Many benefits act as subsidies to employers. Photo Workers.

Working-age benefits will be frozen if he is re-elected, Chancellor George Osborne told the Tory party conference in Birmingham on 29 September. The promise won applause from the party faithful, but the consequences might – and should – be a rise in trade union organisation.

A large proportion of the recipients of working-age benefits are not lazing in bed in the morning, nor even unemployed: they are working in jobs so poorly paid that they cannot survive on their earnings.

The government cannot – or will not – say how many people in work are receiving these benefits. In July the Department of Work and Pensions admitted that it does not record the employment status of people receiving housing benefit.

But local authority figures suggest more than 900,000 people in work are receiving housing benefit (it may be more: housing benefit goes to households, not individuals). And figures from the National Housing Federation show the proportion of people claiming housing benefit who are in work has risen from 11 per cent in November 2008 to 22.5 per cent in February 2014.
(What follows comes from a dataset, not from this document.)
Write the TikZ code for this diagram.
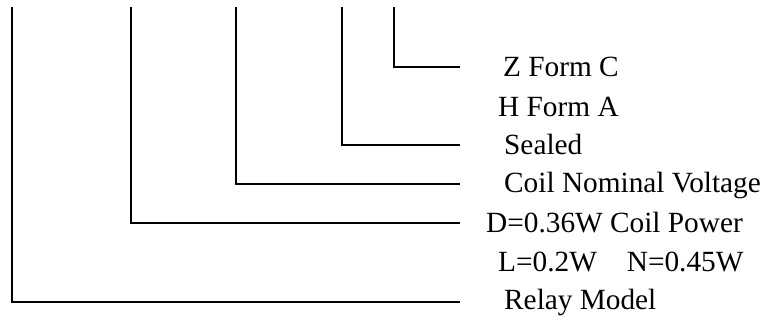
\documentclass[tikz,border=0pt]{standalone}
\usepackage{fontspec}
\setmainfont{Liberation Serif}
\tikzset{
    code/.style={anchor=base west,inner sep=0pt,font=\fontsize{29.3}{34}\selectfont},
    lead/.style={line width=1.3pt}
}
\begin{document}
\begin{tikzpicture}[x=1pt,y=-1pt]
    \useasboundingbox (0,0) rectangle (769,320);
    % Labels %
    \node[code] (zform) at (503,77) {Z Form C};
    \node[code] (hform) at (498,117) {H Form A};
    \node[code] (sealed) at (504,155) {Sealed};
    \node[code] (voltage) at (504,193) {Coil Nominal Voltage};
    \node[code] (power) at (486,233) {D=0.36W Coil Power};
    \node[code] (powerb) at (498,272) {L=0.2W\hspace{30pt}N=0.45W};
    \node[code] (model) at (504,310) {Relay Model};

    % Leaders %
    \coordinate (ztop) at (394,7);  \coordinate (zend) at (460,67);
    \coordinate (stop) at (342,7);  \coordinate (send) at (460,145);
    \coordinate (vtop) at (236,7);  \coordinate (vend) at (460,184);
    \coordinate (ptop) at (131,7);  \coordinate (pend) at (460,223);
    \coordinate (mtop) at (12,7);   \coordinate (mend) at (460,302);
    \draw[lead] (ztop) |- (zend);
    \draw[lead] (stop) |- (send);
    \draw[lead] (vtop) |- (vend);
    \draw[lead] (ptop) |- (pend);
    \draw[lead] (mtop) |- (mend);
\end{tikzpicture}
\end{document}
Income support and housing benefit are the two principal benefits Osborne was alluding to. These operate as a massive subsidy for employers, allowing them to pay below-subsistence wages. If the government freezes these payments, workers will have no option but to go to their employers and get them to fork out the difference.


Poster painted for the TUC’s “Britain deserves a pay rise” march, 18 October 2014. Photo Workers.

Naturally, employers will pay more only if forced to by collective action, and will not want to see their profits hit. So collective action will require a will to become organised on the part of the workers affected, coupled with a consistent and thought-through approach by the unions – whose approach up to now has been generally ineffective.

Meanwhile, the government is subsidising employers at a staggering rate. Amazon, for example, paid less tax last year than it received in government grants. And that’s not counting the hidden subsidy whereby taxpayers top up the pay of Amazon’s minimum-wage workers with “benefits”.

As an article in The Guardian newspaper on 6 October laid bare, the government doesn’t even know how much its support for employers costs the taxpayer. But it appears that grants directly paid to companies, at £14 billion, are around three times the total cost of jobseeker’s allowance.